A musician from a young age, he continues to write and play music. He originally planned to coordinate the release of his new CD, “Never Enough,” with his record test-run in lieu of a traditional release party, but he decided to make the CD available a few weeks earlier.

And nothing has stopped Domos, an avid athlete before his accident, from competing — even without the use of his legs.

He’s one of only two people who have used a hand-cranked cycle to participate in the Dirty Dozen race, in which bicyclists attempt to ride up the 12 steepest streets in the city, according to race creator Danny Chew.

“Only the second one to try it,” said Chew, adding that Domos has made it up eight of the 12. “But obviously he would like to eventually be able to do all the hills.”

The longest Domos said he has ridden at one time was 10 or 11 hours, although that wasn’t exactly nonstop — he had to pull over to fill up on water and to relieve himself. For his test run, however, he’ll have a support team keeping him hydrated and nourished and a catheter installed to allow him to keep moving.

In recent weeks, Domos began training with a new handcycle made of aluminum with carbon fiber rims that’s 10 pounds lighter than the one he had been using. It also lies flatter so there’s less wind-resistance. He has dubbed the new cycle “Beast.”
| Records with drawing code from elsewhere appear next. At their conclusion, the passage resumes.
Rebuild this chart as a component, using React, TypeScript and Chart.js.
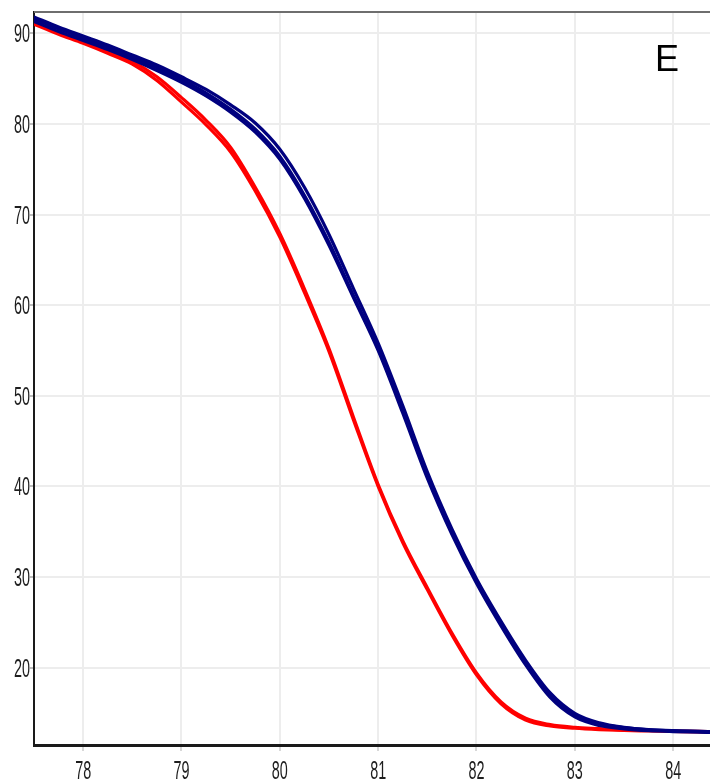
import React, { useEffect, useRef } from "react";
import { Chart, registerables } from "chart.js";

Chart.register(...registerables);

// Temperature (°C) sample points shared by all melt curves
const TEMPS = [77.5, 77.75, 78, 78.25, 78.5, 78.75, 79, 79.25, 79.5, 79.75, 80, 80.25, 80.5, 80.75, 81, 81.25, 81.5, 81.75, 82, 82.25, 82.5, 82.75, 83, 83.25, 83.5, 83.75, 84, 84.25, 84.4];

// Normalised fluorescence – red group
const RED_A = [91.2, 90.1, 89.1, 88.0, 86.9, 85.2, 82.9, 80.4, 77.4, 73.0, 67.9, 61.8, 55.2, 47.6, 40.2, 34.0, 28.8, 23.8, 19.4, 16.2, 14.4, 13.7, 13.4, 13.25, 13.1, 13.05, 13.0, 12.95, 12.9];
const RED_B = [91.0, 89.9, 88.9, 87.8, 86.6, 84.8, 82.4, 79.9, 76.9, 72.6, 67.5, 61.4, 54.9, 47.3, 40.0, 33.8, 28.6, 23.6, 19.2, 16.0, 14.2, 13.55, 13.3, 13.15, 13.05, 13.0, 12.95, 12.9, 12.85];

// Normalised fluorescence – blue group
const BLUE_A = [91.6, 90.5, 89.5, 88.5, 87.4, 86.2, 84.9, 83.4, 81.6, 79.4, 76.4, 72.1, 66.9, 61.0, 55.2, 48.4, 41.2, 35.0, 29.6, 24.9, 20.6, 17.0, 14.8, 13.8, 13.35, 13.12, 13.0, 12.95, 12.9];
const BLUE_B = [91.8, 90.7, 89.7, 88.7, 87.6, 86.5, 85.2, 83.8, 82.1, 80.1, 77.2, 73.0, 67.8, 61.8, 55.8, 48.9, 41.6, 35.3, 29.8, 25.1, 20.8, 17.2, 14.95, 13.9, 13.4, 13.15, 13.03, 12.97, 12.92];
const BLUE_C = [91.3, 90.2, 89.2, 88.2, 87.1, 85.9, 84.6, 83.1, 81.3, 79.1, 76.1, 71.8, 66.6, 60.8, 55.0, 48.1, 40.9, 34.7, 29.3, 24.6, 20.3, 16.7, 14.55, 13.6, 13.22, 13.02, 12.93, 12.88, 12.84];

// Axis ticks and ranges
const X_TICKS = [78, 79, 80, 81, 82, 83, 84];
const Y_TICKS = [20, 30, 40, 50, 60, 70, 80, 90];
const X_MIN = 77.5;
const X_MAX = 84.375;
const Y_MIN = 11.45;
const Y_MAX = 92.35;
const PANEL_LABEL = "E";

const RED = "#ff0000";
const NAVY = "#00007f";

function toPoints(vals: number[]) {
  return TEMPS.map((t, i) => ({ x: t, y: vals[i] }));
}

const decorPlugin = {
  id: "decor",
  afterDraw(chart: any) {
    const { ctx, chartArea: a, scales } = chart;
    const xs = scales.x;
    const ys = scales.y;
    ctx.save();
    // top frame line
    ctx.strokeStyle = "#6e6e6e";
    ctx.lineWidth = 2;
    ctx.beginPath();
    ctx.moveTo(a.left, a.top);
    ctx.lineTo(a.right, a.top);
    ctx.stroke();

    // tick labels (condensed)
    ctx.fillStyle = "#1e1e1e";
    ctx.font = '26px "Liberation Sans Narrow", "Liberation Sans", Arial, sans-serif';
    const sx = 16 / ctx.measureText("00").width;
    ctx.textBaseline = "alphabetic";
    for (const t of ys.ticks) {
      const py = ys.getPixelForValue(t.value);
      ctx.save();
      ctx.translate(30, py + 9);
      ctx.scale(sx, 1);
      ctx.textAlign = "right";
      ctx.fillText(String(t.value), 0, 0);
      ctx.restore();
    }
    for (const t of xs.ticks) {
      const px = xs.getPixelForValue(t.value);
      ctx.save();
      ctx.translate(px, 779);
      ctx.scale(sx, 1);
      ctx.textAlign = "center";
      ctx.fillText(String(t.value), 0, 0);
      ctx.restore();
    }

    // panel label
    ctx.fillStyle = "#000";
    ctx.font = '36px "Liberation Sans", Arial, sans-serif';
    ctx.textAlign = "left";
    ctx.fillText(PANEL_LABEL, 655, 71);
    ctx.restore();
  },
};

export default function App() {
  const ref = useRef<HTMLCanvasElement | null>(null);

  useEffect(() => {
    if (!ref.current) return;
    const line = (vals: number[], color: string, width: number) => ({
      data: toPoints(vals),
      borderColor: color,
      backgroundColor: color,
      borderWidth: width,
      pointRadius: 0,
      fill: false,
      cubicInterpolationMode: "monotone" as const,
      borderCapStyle: "round" as const,
      borderJoinStyle: "round" as const,
    });
    const chart = new Chart(ref.current, {
      type: "line",
      data: {
        datasets: [
          line(BLUE_A, NAVY, 3.4),
          line(BLUE_B, NAVY, 3.2),
          line(BLUE_C, NAVY, 3.2),
          line(RED_A, RED, 3.2),
          line(RED_B, RED, 3.2),
        ],
      },
      plugins: [decorPlugin],
      options: {
        animation: false,
        responsive: false,
        events: [],
        layout: { padding: { top: 12, right: 0, left: 0, bottom: 0 } },
        plugins: { legend: { display: false }, tooltip: { enabled: false } },
        scales: {
          x: {
            type: "linear",
            min: X_MIN,
            max: X_MAX,
            afterBuildTicks: (s: any) => {
              s.ticks = X_TICKS.map((v) => ({ value: v }));
            },
            afterFit: (s: any) => {
              s.height = 38;
            },
            ticks: { display: false },
            grid: {
              color: "#ededed",
              lineWidth: 2,
              drawTicks: true,
              tickLength: 6,
              tickColor: "#d8d8d8",
            },
            border: { display: true, color: "#1a1a1a", width: 3 },
          },
          y: {
            type: "linear",
            min: Y_MIN,
            max: Y_MAX,
            afterBuildTicks: (s: any) => {
              s.ticks = Y_TICKS.map((v) => ({ value: v }));
            },
            afterFit: (s: any) => {
              s.width = 34;
            },
            ticks: { display: false },
            grid: {
              color: "#ededed",
              lineWidth: 2,
              drawTicks: true,
              tickLength: 4,
              tickColor: "#bdbdbd",
            },
            border: { display: true, color: "#1a1a1a", width: 2 },
          },
        },
      },
    } as any);
    return () => chart.destroy();
  }, []);

  return (
    <div style={{ position: "absolute", left: 0, top: 0, width: 710, height: 783, background: "#fff" }}>
      <canvas ref={ref} width={710} height={783} style={{ display: "block" }} />
    </div>
  );
}
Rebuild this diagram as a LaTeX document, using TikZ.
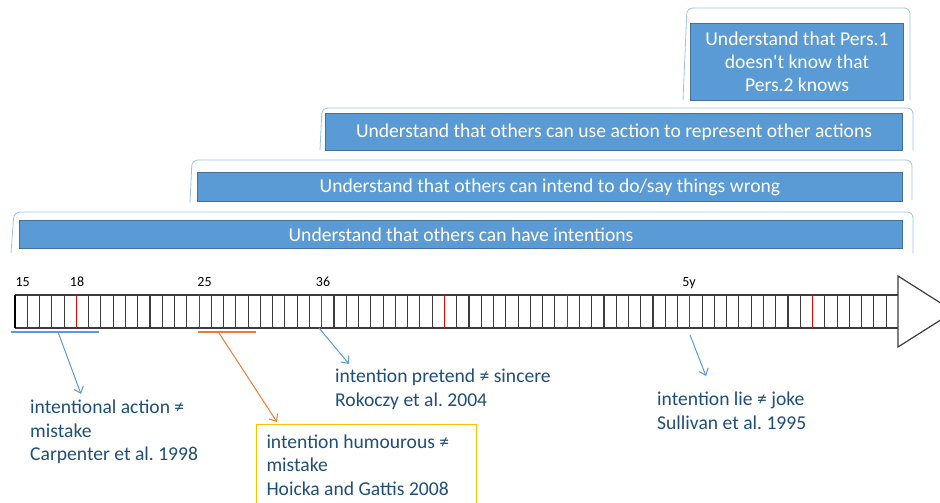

“I certainly gave the new bike the proper name,” he said in a text message earlier this month after a day of training. “It really IS a beast.”

More confident than ever that he could break the record in Pittsburgh — even if it’s unofficial — he will have some extra motivation on Saturday because he’s raising money for charity.

He’ll be riding for the San Diego-based Challenge Athletes Foundation, which got him his first handcycle, and Pittsburgh SteelWheelers, which has previously paid his way into the Pittsburgh Marathon. He’s asking for a donation of 10 cents per mile, or through the purchase of a customized T-shirt or hoodie. Information can be found at https://?www.booster.com/?attilas-broken-handcycle, or on his website, attiladomos.com.

Motivation won’t be in question for Domos on Saturday. The only question is whether he’ll actually be able to break the record, whether it’s unofficially in Pittsburgh or for real in Florida.

“I don’t know anyone with a better attitude than Attila,” said Alan Orlansky, a member of Domos’ support team. “Based on his feeling, he feels he can do it, and I believe him.”